Records shown →

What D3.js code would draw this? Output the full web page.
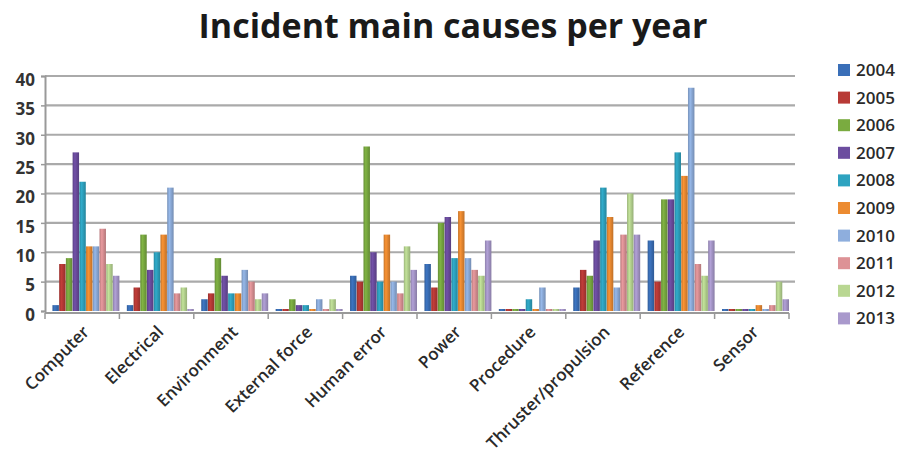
<!DOCTYPE html>
<html>
<head>
<meta charset="utf-8">
<script src="https://cdn.jsdelivr.net/npm/d3@7"></script>
<style>
  body { margin: 0; background: #fff; }
  text { font-family: "Open Sans", "Lato", sans-serif; }
</style>
</head>
<body>
<svg id="chart" width="907" height="460"></svg>
<script>
// categories and years
var causes = ["Computer", "Electrical", "Environment", "External force", "Human error",
              "Power", "Procedure", "Thruster/propulsion", "Reference", "Sensor"];
var years = ["2004", "2005", "2006", "2007", "2008", "2009", "2010", "2011", "2012", "2013"];

// counts per year, one value per cause (same order as causes)
var y2004 = [1, 1, 2, 0, 6, 8, 0, 4, 12, 0];
var y2005 = [8, 4, 3, 0, 5, 4, 0, 7, 5, 0];
var y2006 = [9, 13, 9, 2, 28, 15, 0, 6, 19, 0];
var y2007 = [27, 7, 6, 1, 10, 16, 0, 12, 19, 0];
var y2008 = [22, 10, 3, 1, 5, 9, 2, 21, 27, 0];
var y2009 = [11, 13, 3, 0, 13, 17, 0, 16, 23, 1];
var y2010 = [11, 21, 7, 2, 5, 9, 4, 4, 38, 0];
var y2011 = [14, 3, 5, 0, 3, 7, 0, 13, 8, 1];
var y2012 = [8, 4, 2, 2, 11, 6, 0, 20, 6, 5];
var y2013 = [6, 0, 3, 0, 7, 12, 0, 13, 12, 2];

var yTicks = [0, 5, 10, 15, 20, 25, 30, 35, 40];

var colors = ["#3a6fb8", "#b83a36", "#7aab40", "#6c4d9f", "#2ea3c0",
              "#ec8b31", "#8eaedd", "#dd9296", "#b9d792", "#a999cc"];

var series = [y2004, y2005, y2006, y2007, y2008, y2009, y2010, y2011, y2012, y2013];

var svg = d3.select("#chart");

// shaded gradients to hint at the 3d columns
var defs = svg.append("defs");
colors.forEach(function(c, i){
    var g = defs.append("linearGradient").attr("id", "grad"+i)
        .attr("x1", "0").attr("x2", "1").attr("y1", "0").attr("y2", "0");
    g.append("stop").attr("offset", "0").attr("stop-color", d3.color(c).darker(0.5));
    g.append("stop").attr("offset", "0.35").attr("stop-color", d3.color(c).brighter(0.15));
    g.append("stop").attr("offset", "1").attr("stop-color", d3.color(c).darker(0.6));
});

var plotLeft = 45, plotRight = 789, plotTop = 76, plotBottom = 311;

var x0 = d3.scaleBand().domain(causes).range([plotLeft, plotRight]).paddingInner(0).paddingOuter(0);
var bw = x0.bandwidth();
var x1 = d3.scaleBand().domain(years).range([bw*0.1, bw]).paddingInner(0.04);
var y = d3.scaleLinear().domain([0, 40]).range([plotBottom, plotTop]);

// title
svg.append("text")
    .attr("x", 453).attr("y", 38)
    .attr("text-anchor", "middle")
    .attr("font-size", 34).attr("font-weight", "bold").attr("fill", "#1a1a1a")
    .text("Incident main causes per year");

// gridlines
svg.append("g").selectAll("line").data(yTicks.slice(1)).enter().append("line")
    .attr("x1", plotLeft).attr("x2", plotRight + 6)
    .attr("y1", function(d){ return y(d); }).attr("y2", function(d){ return y(d); })
    .attr("stroke", "#aaa").attr("stroke-width", 2.2);

// y axis
var yAxis = svg.append("g").attr("transform", "translate(" + plotLeft + ",0)")
    .call(d3.axisLeft(y).tickValues(yTicks).tickSize(4).tickPadding(6));
yAxis.select(".domain").attr("stroke", "#999").attr("stroke-width", 2);
yAxis.selectAll(".tick line").attr("stroke", "#999").attr("stroke-width", 1.5);
yAxis.selectAll(".tick text")
    .attr("font-size", 17).attr("font-weight", "bold").attr("fill", "#333")
    .attr("font-family", "Open Sans, sans-serif").attr("dy", "0.55em");

// floor line and ticks at the category boundaries
svg.append("line")
    .attr("x1", plotLeft).attr("x2", plotRight)
    .attr("y1", plotBottom + 2).attr("y2", plotBottom + 2)
    .attr("stroke", "#999").attr("stroke-width", 2);
var bounds = causes.map(function(c){ return x0(c); }).concat([plotRight]);
svg.append("g").selectAll("line").data(bounds).enter().append("line")
    .attr("x1", function(d){ return d; }).attr("x2", function(d){ return d; })
    .attr("y1", plotBottom + 2).attr("y2", plotBottom + 8)
    .attr("stroke", "#999").attr("stroke-width", 1.5);

// bars
var groups = svg.append("g").selectAll("g").data(causes).enter().append("g")
    .attr("transform", function(c){ return "translate(" + x0(c) + ",0)"; });

groups.selectAll("rect")
    .data(function(c, ci){
        return series.map(function(s, si){ return {year: years[si], value: s[ci], si: si}; });
    })
    .enter().append("rect")
    .attr("x", function(d){ return x1(d.year); })
    .attr("width", x1.bandwidth())
    .attr("y", function(d){ return Math.min(y(d.value), plotBottom - 2); })
    .attr("height", function(d){ return Math.max(plotBottom - y(d.value), 2); })
    .attr("fill", function(d){ return "url(#grad" + d.si + ")"; });

// category labels, rotated
svg.append("g").selectAll("text").data(causes).enter().append("text")
    .attr("transform", function(c){
        return "translate(" + (x0(c) + bw/2 + 8) + "," + (plotBottom + 22) + ") rotate(-45)";
    })
    .attr("text-anchor", "end")
    .attr("font-size", 17).attr("font-weight", 600).attr("fill", "#2a2a2a")
    .text(function(c){ return c; });

// legend
var legend = svg.append("g").selectAll("g").data(years).enter().append("g")
    .attr("transform", function(d, i){ return "translate(838," + (70 + i*27.6) + ")"; });
legend.append("rect")
    .attr("x", 0).attr("y", -6).attr("width", 12).attr("height", 12)
    .attr("fill", function(d, i){ return colors[i]; });
legend.append("text")
    .attr("x", 18).attr("y", 6)
    .attr("font-size", 17).attr("font-weight", 600).attr("fill", "#2a2a2a")
    .text(function(d){ return d; });
</script>
</body>
</html>
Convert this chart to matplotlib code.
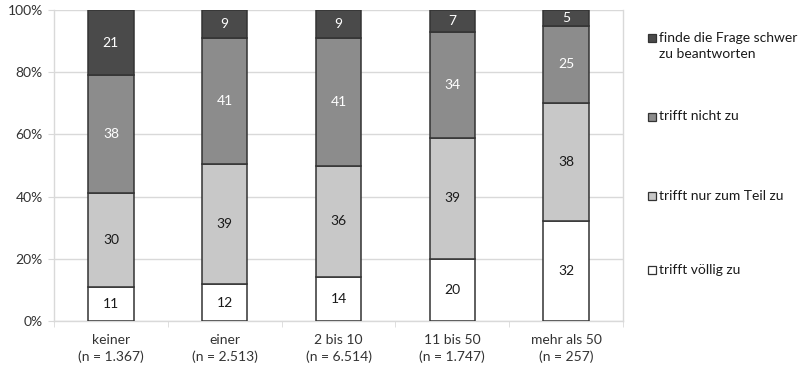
import matplotlib
matplotlib.use("Agg")
import matplotlib.pyplot as plt
import numpy as np
from matplotlib.patches import Rectangle

plt.rcParams['font.family'] = ['Lato', 'DejaVu Sans']

categories = ["keiner\n(n = 1.367)", "einer\n(n = 2.513)", "2 bis 10\n(n = 6.514)",
              "11 bis 50\n(n = 1.747)", "mehr als 50\n(n = 257)"]
series_names = ["trifft völlig zu", "trifft nur zum Teil zu", "trifft nicht zu",
                "finde die Frage schwer\nzu beantworten"]
voellig = [11, 12, 14, 20, 32]
teil = [30, 39, 36, 39, 38]
nicht = [38, 41, 41, 34, 25]
schwer = [21, 9, 9, 7, 5]
yticks = [0, 20, 40, 60, 80, 100]
ytick_labels = ["0%", "20%", "40%", "60%", "80%", "100%"]

colors = ["#ffffff", "#c8c8c8", "#8c8c8c", "#4a4a4a"]
text_colors = ["#1a1a1a", "#1a1a1a", "#ffffff", "#ffffff"]
edge = "#333333"

data = np.array([voellig, teil, nicht, schwer], dtype=float)
pct = data / data.sum(axis=0) * 100

fig = plt.figure(figsize=(8, 3.68), dpi=100)
ax = fig.add_axes([54/800, 1 - 321/368, (623-54)/800, (321-10)/368])

FS = 10
x = np.arange(len(categories))
bottom = np.zeros(len(categories))
for i in range(4):
    bars = ax.bar(x, pct[i], bottom=bottom, width=0.4, color=colors[i],
                  edgecolor=edge, linewidth=1.1, zorder=3)
    for j, b in enumerate(bars):
        ax.text(x[j], bottom[j] + pct[i][j] / 2, f"{int(data[i][j])}",
                ha="center", va="center", fontsize=FS, color=text_colors[i], zorder=4)
    bottom += pct[i]

ax.set_xlim(-0.5, len(categories) - 0.5)
ax.set_ylim(0, 100)
ax.set_yticks(yticks)
ax.set_yticklabels(ytick_labels, fontsize=FS, color="#333333")
ax.set_xticks(x)
ax.set_xticklabels(categories, fontsize=FS, color="#333333", linespacing=1.45)
ax.tick_params(axis="x", length=0, pad=9)
ax.tick_params(axis="y", length=4, color="#d9d9d9", pad=4)
ax.set_xticks(np.arange(-0.5, len(categories)), minor=True)
ax.tick_params(axis="x", which="minor", length=4, color="#d9d9d9")

ax.grid(axis="y", color="#d9d9d9", linewidth=1, zorder=0)
for s in ["left", "bottom", "right"]:
    ax.spines[s].set_color("#d9d9d9")
    ax.spines[s].set_linewidth(1)
ax.spines["top"].set_visible(False)

# legend (manual, spread vertically)
leg_y = [270, 196, 117, 38]
for i in range(4):
    yy = 1 - leg_y[i] / 368
    fig.patches.append(Rectangle((648/800, yy - 4/368), 8/800, 8/368,
                                 transform=fig.transFigure, facecolor=colors[i],
                                 edgecolor=edge, linewidth=0.9))
    fig.text(659/800, yy + 6.5/368, series_names[i], fontsize=FS, color="#1a1a1a",
             ha="left", va="top", linespacing=1.4)

fig.savefig("out.png", dpi=100)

What to do →
Look above and copy only the lines from the one holding "Convert this chart to matplotlib code." to the one holding "plt.rcParams['font.family'] = ['Lato', 'DejaVu", both included, exactly, minus the pictures.

Final answer →
Convert this chart to matplotlib code.
import matplotlib
matplotlib.use("Agg")
import matplotlib.pyplot as plt
import numpy as np
from matplotlib.patches import Rectangle

plt.rcParams['font.family'] = ['Lato', 'DejaVu Sans']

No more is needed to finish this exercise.